Saturday, October 16, 2010

Earthquake in Anglicanism: Bishop of Fulham converting to Rome

Bishop Broadhurst: resigning to join the Ordinariate

Authentic ecumenism at work: Damian Thompson, "Earthquake in Anglo-Catholicism: Bishop of Fulham to convert to Rome; Forward in Faith 'not part of Church of England'" (, October 15, 2010):
Bishop John Broadhurst, Bishop of Fulham in the Anglican diocese of London, is to resign his post later this year to join the Pope’s Ordinariate. The Catholic Herald’s Anna Arco broke the story, also revealing that Bishop Broadhurst will stay as chairman of Forward in Faith, which he says is “not a Church of England organisation”. It sounds as if traditional Anglo-Catholicism is undergoing a major shift (or crisis) of allegiance, because FiF, though not representative of everyone in that constituency, was the main body for Anglo-Catholics in the Church of England opposed to women bishops and priests. Now it seems to be heading towards Roman Catholicism.

Bishop Broadhurst made his announcement at Forward in Faith’s national assembly in London today. I’m told that the mood was very sympathetic towards the Ordinariate scheme. Update: Since writing this post, I’ve listened to a clear and elegant speech on the FiF website by Fr James Patrick (in secular life, His Honour Judge James Patrick) explaining that the Ordinariate is “at the heart of the Pope’s mission” and encouraging those who are committed to joining the structure to form part of the “first wave”. Fr Patrick refers to a “Lenten journey”. Do I detect a hint that there could be mass receptions into the Catholic Church at Easter?
There is much more news in Thompson's post in his original article worth reading.

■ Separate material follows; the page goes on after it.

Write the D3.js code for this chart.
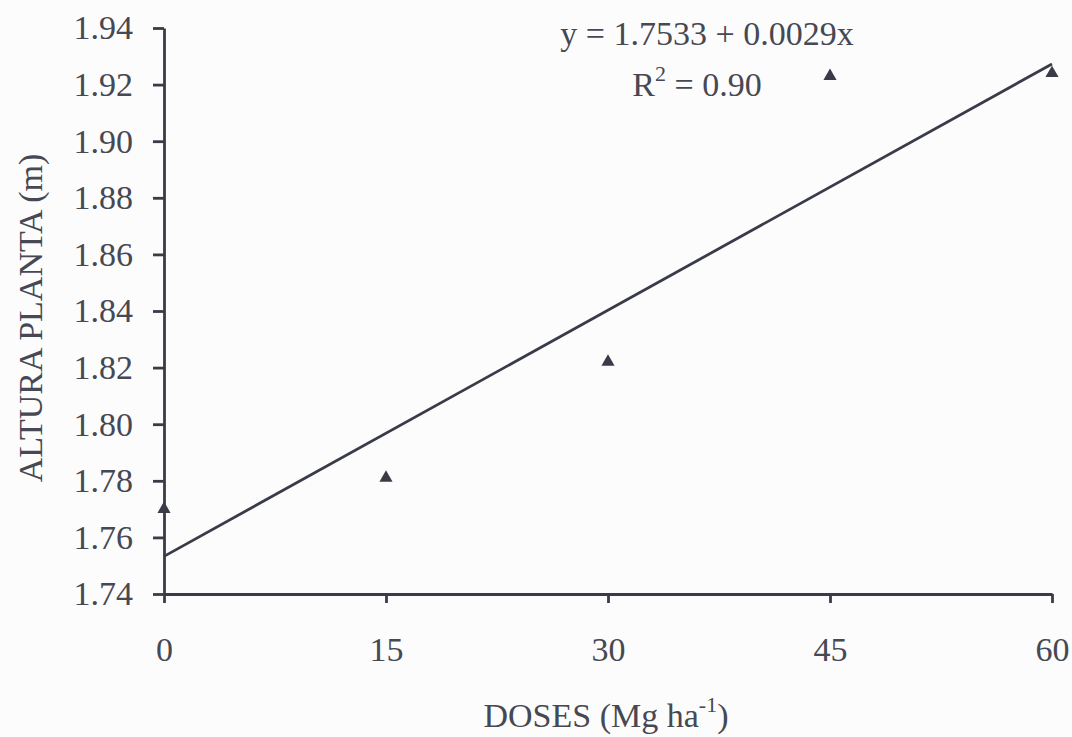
<!DOCTYPE html>
<html>
<head>
<meta charset="utf-8">
<script src="https://cdn.jsdelivr.net/npm/d3@7"></script>
<style>
  body { margin: 0; background: #fcfcfc; }
  text { font-family: "Liberation Serif", "Times New Roman", serif; fill: #464853; }
  .axis path, .axis line { stroke: #393c48; stroke-width: 2.8; }
</style>
</head>
<body>
<svg id="chart"></svg>
<script>

const doses = [0, 15, 30, 45, 60];
const altura = [1.770, 1.781, 1.822, 1.923, 1.924];
const xTicks = [0, 15, 30, 45, 60];
const yTicks = [1.74, 1.76, 1.78, 1.80, 1.82, 1.84, 1.86, 1.88, 1.90, 1.92, 1.94];
const fit = {a: 1.7533, b: 0.0029};

const W = 1072, H = 737;
const margin = {top : 28, right : 20, bottom : 143, left : 164},
	width = 1052 - margin.left,
	height = 594 - margin.top;

const svg = d3.select("#chart")
	.attr("width", W)
	.attr("height", H);

const g = svg.append("g")
	.attr("transform", "translate(" + margin.left + "," + margin.top + ")");

const xScale = d3.scaleLinear().domain([0, 60]).range([0, width]),
	yScale = d3.scaleLinear().domain([1.74, 1.94]).range([height, 0]);

g.append("g")
	.attr("class", "x axis")
	.attr("transform", "translate(0," + height + ")")
	.call(d3.axisBottom(xScale).tickValues(xTicks).tickSize(9).tickSizeOuter(0).tickPadding(34))
	.call(s => s.selectAll("text").attr("font-size", "34px"));

g.append("g")
	.attr("class", "y axis")
	.call(d3.axisLeft(yScale).tickValues(yTicks).tickFormat(d3.format(".2f")).tickSize(11).tickSizeOuter(0).tickPadding(20))
	.call(s => s.selectAll("text").attr("font-size", "34px"));

// regression line
const line = d3.line()
	.x(d => xScale(d))
	.y(d => yScale(fit.a + fit.b * d));

g.append("path")
	.datum([0, 60])
	.attr("d", line)
	.attr("fill", "none")
	.attr("stroke", "#393c48")
	.attr("stroke-width", 2.8);

// points
g.selectAll(".pt")
	.data(doses.map((d, i) => ({x: d, y: altura[i]})))
	.enter()
	.append("path")
	.attr("class", "pt")
	.attr("d", d3.symbol(d3.symbolTriangle, 75))
	.attr("transform", d => "translate(" + xScale(d.x) + "," + yScale(d.y) + ")")
	.attr("fill", "#393c48");

// equation
svg.append("text")
	.attr("x", 707)
	.attr("y", 45)
	.attr("text-anchor", "middle")
	.attr("font-size", "34px")
	.text("y = 1.7533 + 0.0029x");

const r2 = svg.append("text")
	.attr("x", 697)
	.attr("y", 96)
	.attr("text-anchor", "middle")
	.attr("font-size", "34px");
r2.append("tspan").text("R");
r2.append("tspan").attr("dy", -15).attr("font-size", "22px").text("2");
r2.append("tspan").attr("dy", 15).text(" = 0.90");

// axis titles
svg.append("text")
	.attr("transform", "translate(42,318) rotate(-90)")
	.attr("text-anchor", "middle")
	.attr("font-size", "34px")
	.text("ALTURA PLANTA (m)");

const xt = svg.append("text")
	.attr("x", 606)
	.attr("y", 727)
	.attr("text-anchor", "middle")
	.attr("font-size", "34px");
xt.append("tspan").text("DOSES (Mg ha");
xt.append("tspan").attr("dy", -15).attr("font-size", "22px").text("-1");
xt.append("tspan").attr("dy", 15).text(")");

</script>
</body>
</html>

One of my daily morning petitions offered to the recently Blessed Cardinal Newman for his intercession is for the re-conversion of the British Isles back to her traditional Catholic Faith -- and what a glorious tradition, with saints like Augustine of Canterbury, Cuthbert of Lindisfarne, Aelred of Rievaulx, Venerable Bede, Thomas A'Becket, St. Ambrose ...

[Hat tip to C.B.]


Anonymous said...


Pertinacious Papist said...

Thanks, Anonymous. I meant the 10th century Anselm of Canterbury, not the 4th century Milanese Ambrose. Correction duly noted. I must be going senile.